Economic logic vs. politics

Dr Oliver Hartwich
Insights Newsletter
14 May, 2021

A worker producing $30 worth of widgets per hour but receiving a salary of $40 per hour would soon lose his job. No employer would be willing to subsidise their employees like that.

The only chance for the worker to keep his job and receive $40 per hour would be to increase his output to $40 per hour.

Where wages exceed productivity, jobs disappear. This economic logic is so strong, it is almost a truism.

Yet no matter how solid the logic, political temptations run much stronger. A case in point are the so-called ‘Fair Pay Agreements’ (FPAs).

The idea behind FPAs is simple. By allowing employees to negotiate together with employers across an industry, they shall gain higher wages.

There is only one problem. In the long run, wages can only rise with productivity increases. See above.

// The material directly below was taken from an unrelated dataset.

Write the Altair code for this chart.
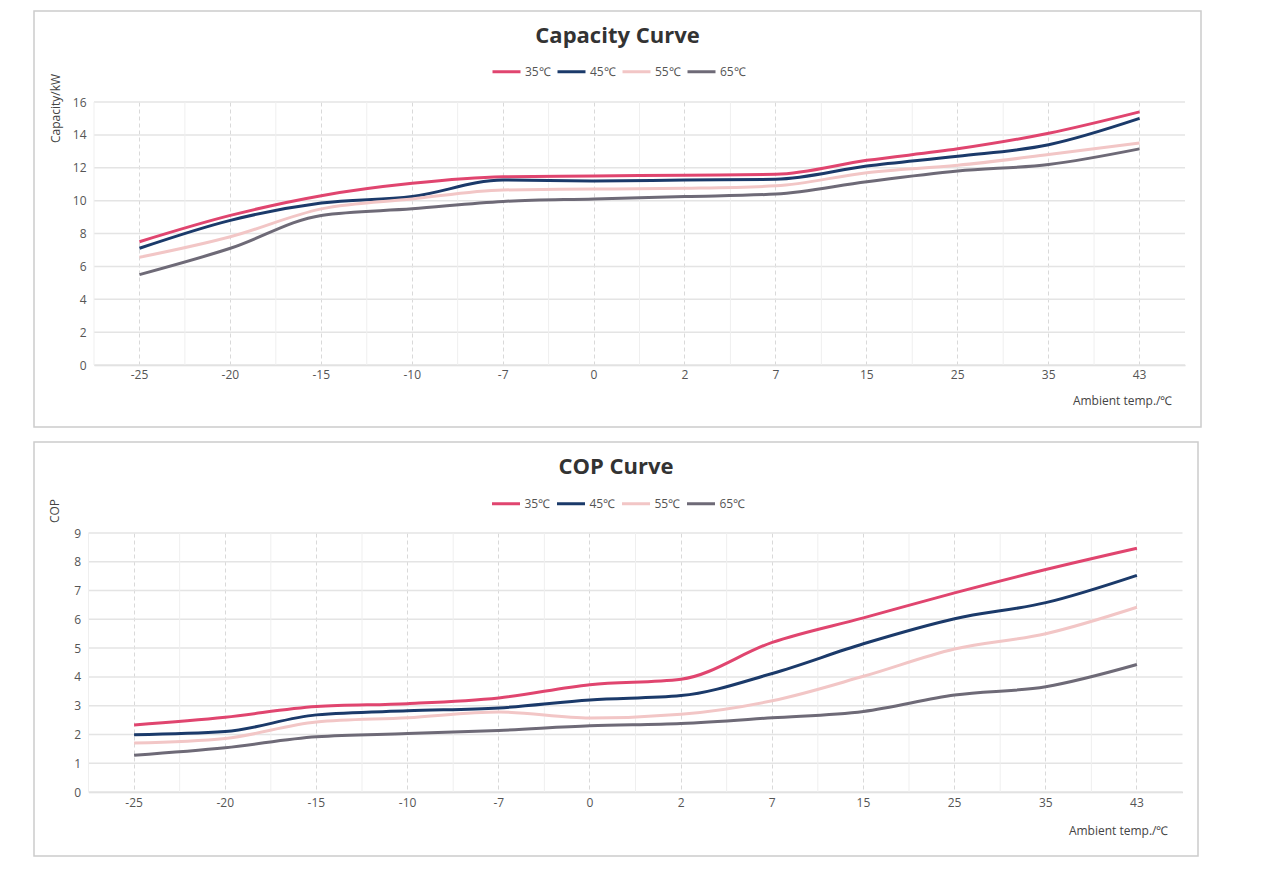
import altair as alt
import pandas as pd

# ---------------- data ----------------
temps = ["-25", "-20", "-15", "-10", "-7", "0", "2", "7", "15", "25", "35", "43"]
series_names = ["35℃", "45℃", "55℃", "65℃"]
colors = ["#E0456F", "#1B3A6A", "#F2C6C6", "#6E6A77"]

cap_35 = [7.5, 9.1, 10.3, 11.05, 11.45, 11.5, 11.55, 11.6, 12.45, 13.15, 14.1, 15.4]
cap_45 = [7.1, 8.8, 9.85, 10.25, 11.25, 11.2, 11.25, 11.3, 12.1, 12.7, 13.4, 15.0]
cap_55 = [6.55, 7.8, 9.5, 10.1, 10.65, 10.7, 10.75, 10.9, 11.7, 12.15, 12.8, 13.5]
cap_65 = [5.5, 7.1, 9.1, 9.5, 9.95, 10.1, 10.25, 10.4, 11.15, 11.8, 12.2, 13.15]

cop_35 = [2.33, 2.6, 2.97, 3.07, 3.27, 3.73, 3.92, 5.2, 6.05, 6.92, 7.73, 8.47]
cop_45 = [1.99, 2.1, 2.68, 2.82, 2.92, 3.2, 3.35, 4.12, 5.15, 6.02, 6.58, 7.53]
cop_55 = [1.7, 1.86, 2.43, 2.58, 2.78, 2.57, 2.7, 3.17, 4.02, 4.97, 5.5, 6.42]
cop_65 = [1.28, 1.54, 1.92, 2.03, 2.14, 2.3, 2.38, 2.58, 2.8, 3.37, 3.66, 4.43]

cap_ticks = [0, 2, 4, 6, 8, 10, 12, 14, 16]
cop_ticks = [0, 1, 2, 3, 4, 5, 6, 7, 8, 9]

cap_title = "Capacity Curve"
cop_title = "COP Curve"
cap_ytitle = "Capacity/kW"
cop_ytitle = "COP"
x_title = "Ambient temp./℃"

FONT = "Open Sans"


def long_df(cols):
    rows = []
    for name, vals in zip(series_names, cols):
        for t, v in zip(temps, vals):
            rows.append({"temp": t, "series": name, "value": v})
    return pd.DataFrame(rows)


def panel(df, title, ytitle, ticks, W, H, x0, frame, title_xy, legend_xy,
          ytitle_xy, xtitle_xy, xlabel_pad, ylabel_pad):
    # x0: left edge of the band area relative to the group origin
    xscale = alt.Scale(type="band", paddingInner=0, paddingOuter=0, domain=temps,
                       range=[x0, W])
    yscale = alt.Scale(domain=[ticks[0], ticks[-1]], nice=False)
    x_axis = alt.Axis(
        title=x_title, bandPosition=0.5, grid=True, gridColor="#d9d9d9",
        gridDash=[4, 3], gridWidth=1, ticks=False, domain=True,
        domainColor="#dcdcdc", domainWidth=1.5, labelAngle=0, labelAlign="center",
        labelFontSize=12, labelColor="#555555", labelPadding=xlabel_pad,
        labelFont=FONT, titleFont=FONT, titleFontSize=12, titleFontWeight="normal",
        titleColor="#444444", titleX=xtitle_xy[0], titleY=xtitle_xy[1],
        titleAlign="right", titleBaseline="middle",
    )
    y_axis = alt.Axis(
        title=ytitle, values=ticks, grid=False,
        domain=False, ticks=False, labelPadding=ylabel_pad, labelFontSize=12,
        labelColor="#555555", labelFont=FONT, titleFont=FONT, titleFontSize=12,
        titleFontWeight="normal", titleColor="#444444", titleAngle=270,
        titleX=ytitle_xy[0], titleY=ytitle_xy[1], titleAlign="center",
        titleBaseline="middle",
    )

    frame_layer = alt.Chart(pd.DataFrame({"a": [0]})).mark_rect(
        filled=False, stroke="#cccccc", strokeWidth=1.5
    ).encode(
        x=alt.value(frame[0]), x2=alt.value(frame[1]),
        y=alt.value(frame[2]), y2=alt.value(frame[3]),
    )

    h_grid = alt.Chart(pd.DataFrame({"value": ticks})).mark_rule(
        color="#e4e4e4", strokeWidth=1.5
    ).encode(
        y=alt.Y("value:Q", scale=yscale, axis=y_axis),
        x=alt.value(x0), x2=alt.value(W),
    )

    band_rules = alt.Chart(pd.DataFrame({"temp": temps})).mark_rule(
        color="#efefef", strokeWidth=1
    ).encode(
        x=alt.X("temp:N", sort=temps, scale=xscale, bandPosition=0),
        y=alt.value(0), y2=alt.value(H),
    )

    lines = alt.Chart(df).mark_line(interpolate="monotone", strokeWidth=3).encode(
        x=alt.X("temp:N", sort=temps, scale=xscale, axis=x_axis),
        y=alt.Y("value:Q", scale=yscale, axis=y_axis),
        color=alt.Color(
            "series:N",
            scale=alt.Scale(domain=series_names, range=colors),
            sort=series_names,
            legend=alt.Legend(
                title=None, orient="none", legendX=legend_xy[0], legendY=legend_xy[1],
                direction="horizontal", symbolType="stroke", symbolStrokeWidth=3,
                symbolSize=784, labelFontSize=12, labelColor="#555555",
                labelFont=FONT, columnPadding=0, labelOffset=3,
            ),
        ),
    )

    title_text = alt.Chart(pd.DataFrame({"t": [title]})).mark_text(
        fontSize=22, fontWeight="bold", font=FONT, color="#333333",
        align="center", baseline="middle",
    ).encode(x=alt.value(title_xy[0]), y=alt.value(title_xy[1]), text="t:N")

    return alt.layer(frame_layer, h_grid, band_rules, lines, title_text).properties(
        width=W, height=H
    )


top = panel(
    long_df([cap_35, cap_45, cap_55, cap_65]), cap_title, cap_ytitle, cap_ticks,
    W=1091, H=263, x0=0,
    frame=(-60, 1107, -91, 325),
    title_xy=(523.5, -66),
    legend_xy=(397, -46),
    ytitle_xy=(-39, 6),
    xtitle_xy=(1078, 35),
    xlabel_pad=9, ylabel_pad=8,
)

# bottom panel: its plot area starts 5.5 px further left than the top one
bottom = panel(
    long_df([cop_35, cop_45, cop_55, cop_65]), cop_title, cop_ytitle, cop_ticks,
    W=1088.5, H=259, x0=-5.5,
    frame=(-60, 1104, -91, 323),
    title_xy=(522, -66),
    legend_xy=(396.5, -45),
    ytitle_xy=(-39.5, -22.5),
    xtitle_xy=(1074, 38),
    xlabel_pad=10, ylabel_pad=13.5,
)

chart = alt.vconcat(top, bottom, spacing=11).resolve_scale(
    color="independent", x="independent", y="independent"
).resolve_legend(color="independent").properties(
    padding={"left": 24, "top": 1, "right": 5, "bottom": 5},
    background="white",
).configure_view(stroke="transparent")

chart.save("out.html", embed_options={"renderer": "svg", "actions": False})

New Zealand’s system of workplace relations goes back to 1991. That was when the Employment Contracts Act was introduced. It allowed direct negotiations between companies and their employees.

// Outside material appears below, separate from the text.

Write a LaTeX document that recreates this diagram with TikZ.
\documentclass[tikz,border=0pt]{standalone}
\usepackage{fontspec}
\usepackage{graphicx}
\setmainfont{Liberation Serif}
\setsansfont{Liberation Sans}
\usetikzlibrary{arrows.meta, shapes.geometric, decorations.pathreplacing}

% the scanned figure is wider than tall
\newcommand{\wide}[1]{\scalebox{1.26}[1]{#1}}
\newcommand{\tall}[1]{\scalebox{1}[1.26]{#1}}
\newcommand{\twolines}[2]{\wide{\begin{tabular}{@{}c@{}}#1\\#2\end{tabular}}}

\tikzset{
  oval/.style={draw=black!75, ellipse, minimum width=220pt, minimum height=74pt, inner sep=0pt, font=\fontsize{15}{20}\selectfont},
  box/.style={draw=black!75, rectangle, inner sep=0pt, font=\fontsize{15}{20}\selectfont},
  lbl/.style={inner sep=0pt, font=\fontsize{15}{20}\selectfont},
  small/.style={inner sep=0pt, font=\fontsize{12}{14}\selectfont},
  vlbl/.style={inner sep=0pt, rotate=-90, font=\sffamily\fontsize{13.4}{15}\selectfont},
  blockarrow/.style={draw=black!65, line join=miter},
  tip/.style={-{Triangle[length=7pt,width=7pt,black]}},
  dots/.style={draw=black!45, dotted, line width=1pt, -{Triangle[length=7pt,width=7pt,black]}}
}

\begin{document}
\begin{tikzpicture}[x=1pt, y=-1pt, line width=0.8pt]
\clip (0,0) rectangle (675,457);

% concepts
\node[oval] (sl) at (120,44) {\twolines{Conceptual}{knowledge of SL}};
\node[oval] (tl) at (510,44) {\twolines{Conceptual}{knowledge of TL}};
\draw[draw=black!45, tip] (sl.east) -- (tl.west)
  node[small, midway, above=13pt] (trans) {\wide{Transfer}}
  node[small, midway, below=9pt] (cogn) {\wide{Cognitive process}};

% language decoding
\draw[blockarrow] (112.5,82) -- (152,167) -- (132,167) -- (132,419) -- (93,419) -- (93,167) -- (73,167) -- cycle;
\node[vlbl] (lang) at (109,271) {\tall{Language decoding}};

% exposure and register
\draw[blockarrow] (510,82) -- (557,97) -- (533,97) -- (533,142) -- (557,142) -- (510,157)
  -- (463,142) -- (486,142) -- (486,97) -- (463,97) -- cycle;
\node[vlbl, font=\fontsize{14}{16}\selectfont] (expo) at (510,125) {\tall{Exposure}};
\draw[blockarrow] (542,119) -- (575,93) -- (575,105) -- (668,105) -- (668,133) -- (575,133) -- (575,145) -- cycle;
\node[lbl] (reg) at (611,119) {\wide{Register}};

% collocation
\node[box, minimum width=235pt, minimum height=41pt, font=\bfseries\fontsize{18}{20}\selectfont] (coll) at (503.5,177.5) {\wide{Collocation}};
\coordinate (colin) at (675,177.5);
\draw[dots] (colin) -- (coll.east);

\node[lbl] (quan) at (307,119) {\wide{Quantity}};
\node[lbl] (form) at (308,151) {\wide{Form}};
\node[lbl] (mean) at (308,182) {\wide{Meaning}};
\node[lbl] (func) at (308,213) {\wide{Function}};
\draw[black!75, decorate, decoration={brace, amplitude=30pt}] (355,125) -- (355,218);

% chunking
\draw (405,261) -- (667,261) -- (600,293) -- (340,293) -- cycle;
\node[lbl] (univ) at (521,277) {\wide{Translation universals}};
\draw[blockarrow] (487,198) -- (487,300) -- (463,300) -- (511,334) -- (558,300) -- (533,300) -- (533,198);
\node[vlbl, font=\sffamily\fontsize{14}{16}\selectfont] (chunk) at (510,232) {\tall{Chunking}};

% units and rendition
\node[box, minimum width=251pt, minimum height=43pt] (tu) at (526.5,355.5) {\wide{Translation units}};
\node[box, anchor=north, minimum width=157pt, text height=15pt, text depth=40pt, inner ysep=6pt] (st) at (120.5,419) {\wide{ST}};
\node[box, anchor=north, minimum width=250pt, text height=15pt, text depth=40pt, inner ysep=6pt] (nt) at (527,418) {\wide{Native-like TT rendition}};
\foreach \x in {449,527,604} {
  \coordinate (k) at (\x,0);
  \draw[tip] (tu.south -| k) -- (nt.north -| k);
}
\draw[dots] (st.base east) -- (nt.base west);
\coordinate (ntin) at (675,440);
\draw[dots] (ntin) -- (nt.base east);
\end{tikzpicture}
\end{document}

Since then, labour productivity and wages have been largely tracking each other. Which is to say that New Zealand’s system of workplace relations works.

New Zealand workers got paid according to their output and unemployment was low. The Initiative documented this in our 2019 report Work in Progress.

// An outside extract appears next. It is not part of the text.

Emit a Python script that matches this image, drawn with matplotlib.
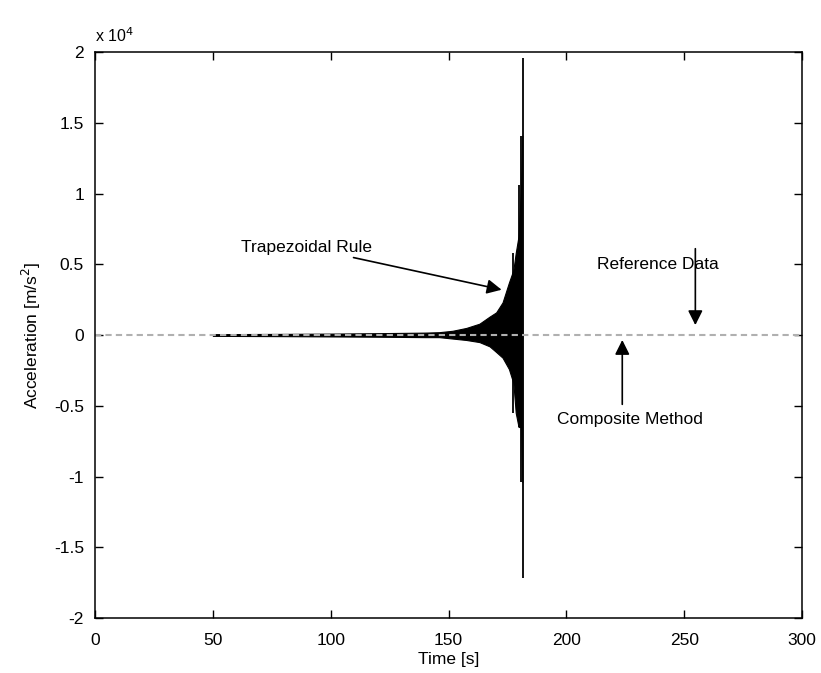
import numpy as np
import matplotlib
matplotlib.use('Agg')
import matplotlib.pyplot as plt

plt.rcParams['font.family'] = ['Liberation Sans', 'DejaVu Sans']

# envelope of the trapezoidal-rule trace
env_t  = [50, 80, 100, 120, 140, 146, 151.7, 157.5, 163.1, 167.4, 170.2, 172.9, 175.6, 177.5, 178.5, 179.7, 180.8, 181.3]
env_hi = [60, 80, 100, 130, 170, 200, 300, 500, 800, 1300, 1600, 2300, 3700, 4600, 5800, 7000, 10600, 14100]
env_lo = [-60, -80, -100, -120, -150, -150, -250, -350, -500, -800, -1200, -1600, -2400, -3400, -5500, -6500, -6500, -10400]

# individual spikes at the end of the trace
spike_t  = [177.5, 179.7, 180.8, 181.6]
spike_hi = [5800, 10600, 14100, 19600]
spike_lo = [-5500, -6500, -10400, -17200]

# reference / composite data, flat at zero
ref_t = [0, 300]
ref_a = [0, 0]

xticks = [0, 50, 100, 150, 200, 250, 300]
yticks = [-2e4, -1.5e4, -1e4, -0.5e4, 0, 0.5e4, 1e4, 1.5e4, 2e4]
ylabels = ['-2', '-1.5', '-1', '-0.5', '0', '0.5', '1', '1.5', '2']

fig = plt.figure(figsize=(8.21, 6.73), dpi=100)
ax = fig.add_axes([0.1157, 0.0817, 0.977 - 0.1157, 0.9227 - 0.0817])

ax.fill_between(env_t, env_lo, env_hi, color='k', lw=0.8)
ax.vlines(spike_t, spike_lo, spike_hi, color='k', lw=1.3)
ax.plot(ref_t, ref_a, color='#b0b0b0', lw=1.5, ls=(0, (3, 2)))

ax.set_xlim(0, 300)
ax.set_ylim(-2e4, 2e4)
ax.set_xticks(xticks)
ax.set_yticks(yticks)
ax.set_yticklabels(ylabels)
ax.tick_params(direction='in', length=6, width=1, top=True, right=True,
               labelsize=12.5)
ax.tick_params(axis='x', pad=11)
ax.tick_params(axis='y', pad=8)
for s in ax.spines.values():
    s.set_linewidth(1.1)

ax.text(0.0, 1.012, 'x 10$^4$', transform=ax.transAxes, fontsize=11.5, ha='left', va='bottom')
ax.set_xlabel('Time [s]', fontsize=12.5, labelpad=3)
ax.set_ylabel('Acceleration [m/s$^2$]', fontsize=12.5, labelpad=8)

ap = dict(arrowstyle='-|>', color='k', lw=1.2, mutation_scale=22, shrinkA=0, shrinkB=0)
ax.annotate('Trapezoidal Rule', xy=(172.5, 3200), xytext=(117.4, 6200),
            ha='right', va='center', fontsize=12.5, arrowprops=ap)
ax.annotate('', xy=(254.7, 700), xytext=(254.7, 6100), arrowprops=ap)
ax.text(238.6, 4950, 'Reference Data', ha='center', va='center', fontsize=12.5)
ax.annotate('', xy=(223.7, -350), xytext=(223.7, -4900), arrowprops=ap)
ax.text(227, -6000, 'Composite Method', ha='center', va='center', fontsize=12.5)

fig.savefig('out.png', dpi=100)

Which makes you wonder what is the point of FPAs?

The answer is, there is no point other than a political one. Introducing collective bargaining gives New Zealand’s trade unions a new lease of life.

Following the 1991 legislation, unions had lost much of the reason for their existence. Subsequent wage developments also demonstrated that employees did not need unions to benefit from productivity improvements.

The Government’s plan to introduce FPAs is both pointless and disruptive. Pointless because it cannot succeed in boosting wages. And disruptive because it introduces new conflict lines into perfectly functional labour markets.

Economists disagree on many things but not on the link between productivity and wages. As Ludwig von Mises wrote almost a century ago, “There is only one thing that can raise wages: a rise in the general productivity of labour.”

FPAs are a display of economic irrationality. They would hurt everyone apart from the unions.

If the Government cared for higher wages, it should focus its efforts on improving New Zealand’s productivity. Empowering unions will achieve the opposite.